Monday, May 30th, 2011

It is difficult to overstate the incestuous world of FIFA. The place is a little like the Palace of Versailles in 1789 before the sans culottes dropped by: a closed, secretive place full of would-be Marie Antoinettes who do not one care about the media or public opinion. What we have seen in the last few days is unprecedented. The internal betrayals and media exposures by these top executives is extraordinary. A few thoughts on the story – journalists who are reading this note, please feel free to quote them in any of your articles:

1) The e-mail of Jérôme Valcke, the second in command at FIFA, to Jack Warner is astonishing. In the e-mail, Valcke states that he thinks that the Qataris bought the World Cup decision of 2022. This is very big news and cannot be underplayed in any way. If Valcke meant what he said, and there is no reason to suspect that he did not, this World Cup decision must be investigated. The decision of where to host the World Cup is the biggest in the sports business. It must be both clean, and seen to be clean.

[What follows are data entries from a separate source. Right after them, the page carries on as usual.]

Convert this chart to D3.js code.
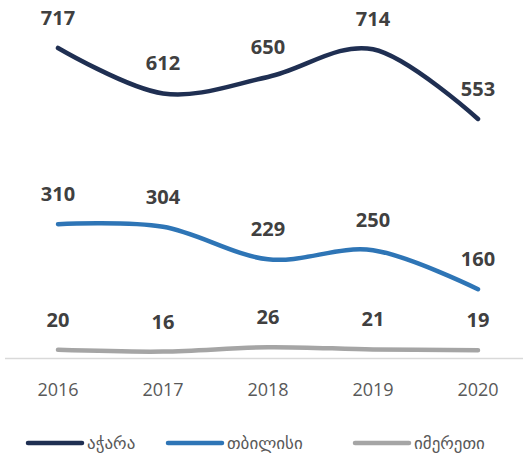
<!DOCTYPE html>
<html>
<head>
  <meta charset="utf-8">
  <script src="https://d3js.org/d3.v7.min.js"></script>
  <style>
    body { margin: 0; background: #fff; }
    text { font-family: "Open Sans", "DejaVu Sans", sans-serif; }
  </style>
</head>
<body>
  <div id="chart"></div>
  <script>
    const years = ["2016", "2017", "2018", "2019", "2020"];
    const adjara = [717, 612, 650, 714, 553];
    const tbilisi = [310, 304, 229, 250, 160];
    const imereti = [20, 16, 26, 21, 19];
    const seriesNames = ["აჭარა", "თბილისი", "იმერეთი"];
    const seriesColors = ["#1f2f52", "#2e75b6", "#a5a5a5"];
    const allSeries = [adjara, tbilisi, imereti];

    const width = 528, height = 459;
    const svg = d3.select("#chart").append("svg").attr("width", width).attr("height", height);

    const x = d3.scalePoint().domain(years).range([58, 478]);
    const y = d3.scaleLinear().domain([0, 800]).range([358.5, 12]);

    // category axis line
    svg.append("line")
      .attr("x1", 5).attr("x2", 523)
      .attr("y1", y(0)).attr("y2", y(0))
      .attr("stroke", "#d9d9d9").attr("stroke-width", 1.3);

    svg.selectAll(".year").data(years).enter().append("text")
      .attr("x", d => x(d)).attr("y", 396)
      .attr("text-anchor", "middle")
      .attr("font-size", 18).attr("fill", "#595959")
      .text(d => d);

    const line = d3.line()
      .x((d, i) => x(years[i]))
      .y(d => y(d))
      .curve(d3.curveCardinal.tension(0));

    allSeries.forEach((vals, k) => {
      svg.append("path")
        .attr("d", line(vals))
        .attr("fill", "none")
        .attr("stroke", seriesColors[k])
        .attr("stroke-width", 4.5)
        .attr("stroke-linecap", "round");

      svg.selectAll(".lbl" + k).data(vals).enter().append("text")
        .attr("x", (d, i) => x(years[i]))
        .attr("y", d => y(d) - 23)
        .attr("text-anchor", "middle")
        .attr("font-size", 20).attr("font-weight", "bold")
        .attr("fill", "#404040")
        .text(d => d);
    });

    // legend
    const legendX = [28, 168, 355];
    const legend = svg.selectAll(".leg").data(seriesNames).enter().append("g")
      .attr("transform", (d, i) => `translate(${legendX[i]},443)`);
    legend.append("line")
      .attr("x1", 0).attr("x2", 54)
      .attr("stroke", (d, i) => seriesColors[i])
      .attr("stroke-width", 4.5).attr("stroke-linecap", "round");
    legend.append("text")
      .attr("x", 59).attr("y", 6)
      .attr("font-family", "DejaVu Sans")
      .attr("font-size", 17).attr("fill", "#595959")
      .text(d => d);
  </script>
</body>
</html>
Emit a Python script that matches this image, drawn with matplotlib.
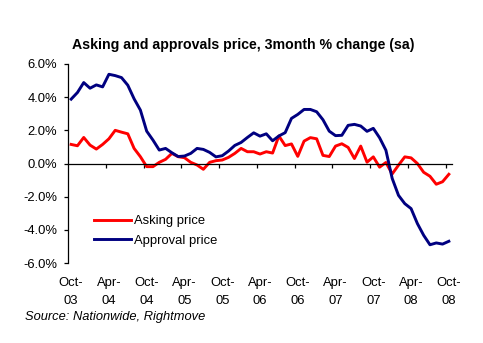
import matplotlib
matplotlib.use("Agg")
import matplotlib.pyplot as plt
from matplotlib.ticker import FixedLocator, FuncFormatter

plt.rcParams["font.family"] = ["Liberation Sans", "DejaVu Sans"]

# monthly, Oct-03 .. Oct-08
months = ["Oct-\n03", "Apr-\n04", "Oct-\n04", "Apr-\n05", "Oct-\n05", "Apr-\n06",
          "Oct-\n06", "Apr-\n07", "Oct-\n07", "Apr-\n08", "Oct-\n08"]

asking = [1.15, 1.07, 1.57, 1.11, 0.87, 1.15, 1.49, 2.00, 1.89, 1.79,
          0.91, 0.41, -0.19, -0.19, 0.07, 0.25, 0.61, 0.41, 0.35, 0.07,
          -0.09, -0.35, 0.07, 0.17, 0.21, 0.37, 0.61, 0.91, 0.71, 0.71,
          0.57, 0.71, 0.63, 1.66, 1.08, 1.18, 0.43, 1.35, 1.56, 1.49,
          0.49, 0.42, 1.05, 1.19, 0.97, 0.30, 1.05, 0.08, 0.40, -0.22,
          0.06, -0.63, -0.10, 0.40, 0.34, 0.00, -0.53, -0.77, -1.25, -1.10,
          -0.65]

approval = [3.88, 4.28, 4.88, 4.54, 4.74, 4.62, 5.38, 5.30, 5.18, 4.72,
            3.90, 3.22, 1.95, 1.41, 0.81, 0.91, 0.65, 0.42, 0.45, 0.61,
            0.91, 0.85, 0.67, 0.40, 0.47, 0.75, 1.09, 1.27, 1.57, 1.85,
            1.65, 1.79, 1.37, 1.66, 1.86, 2.72, 2.96, 3.26, 3.26, 3.12,
            2.64, 1.95, 1.68, 1.70, 2.30, 2.36, 2.26, 1.94, 2.12, 1.55,
            0.80, -0.90, -1.92, -2.42, -2.72, -3.62, -4.33, -4.90, -4.79, -4.86,
            -4.69]

W, H = 483, 343
fig = plt.figure(figsize=(W / 100, H / 100), dpi=100)
ax = fig.add_axes([68 / W, 1 - 263 / H, 384 / W, 199 / H])

x = list(range(len(asking)))
ax.plot(x, asking, color="#ff0000", lw=2.1, label="Asking price", solid_joinstyle="round")
ax.plot(x, approval, color="#000080", lw=2.1, label="Approval price", solid_joinstyle="round")

ax.set_xlim(-0.5, len(x) - 0.5)
ax.set_ylim(-6, 6)

# category axis crosses at zero, tick marks between categories
ax.spines["bottom"].set_position(("data", 0))
for s in ("top", "right"):
    ax.spines[s].set_visible(False)
for s in ("left", "bottom"):
    ax.spines[s].set_linewidth(0.9)
ax.xaxis.set_major_locator(FixedLocator([5.5 + 6 * k for k in range(10)]))
ax.xaxis.set_ticklabels([])
ax.tick_params(axis="x", direction="out", length=3, width=0.9)

ax.yaxis.set_major_locator(FixedLocator([-6, -4, -2, 0, 2, 4, 6]))
ax.yaxis.set_major_formatter(FuncFormatter(lambda v, p: f"{v:.1f}%"))
ax.tick_params(axis="y", direction="out", length=3, width=0.9, labelsize=9.4, pad=5)

# month labels sit below the plot area
for i, lab in enumerate(months):
    top, bot = lab.split("\n")
    ax.text(i * 6, -0.1, top, transform=ax.get_xaxis_transform(),
            ha="center", va="center", fontsize=9.4)
    ax.text(i * 6, -0.19, bot, transform=ax.get_xaxis_transform(),
            ha="center", va="center", fontsize=9.4)

ax.legend(loc="upper left", bbox_to_anchor=(0.0677, 0.24), frameon=False,
          fontsize=9.4, handlelength=2.8, handletextpad=0.3, labelspacing=0.55,
          borderpad=0, borderaxespad=0)

fig.text(243 / W, 1 - 45 / H, "Asking and approvals price, 3month % change (sa)",
         ha="center", va="center", fontsize=10.2, fontweight="bold")
fig.text(25 / W, 1 - 317 / H, "Source: Nationwide, Rightmove",
         ha="left", va="center", fontsize=9.3, style="italic")

fig.savefig("out.png", dpi=100)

2) Where are the sponsors? These scandals are deeply embarrassing. FIFA is in many ways the house that Adidas built. When will their senior executives, or Coke or Visa or any of the other large corporations who fund FIFA, intervene? They have to make a stand otherwise their money becomes tainted by an organization that, at this moment, has little credibility.

3) Where is Michel Platini? Here is an idea. Sponsors – get your act together – send a note to Platini and ask him to stand at the election. If you cannot get Platini ask a Noble Peace Prize winner – Lech Walesa, Martti Ahtisaari or even Al Gore. But get somebody with credibility and integrity who can step in and be a caretaker leader of FIFA until the football world gets its act together.

4) Finally, congratulations to Jens Weinreich and Andrew Jennings, they have been investigating and publishing stories on FIFA for over a decade. Few in the sports journalist community have wanted to believe them. They have been proved absolutely correct in their general assessment of the organization and some of its executives this week.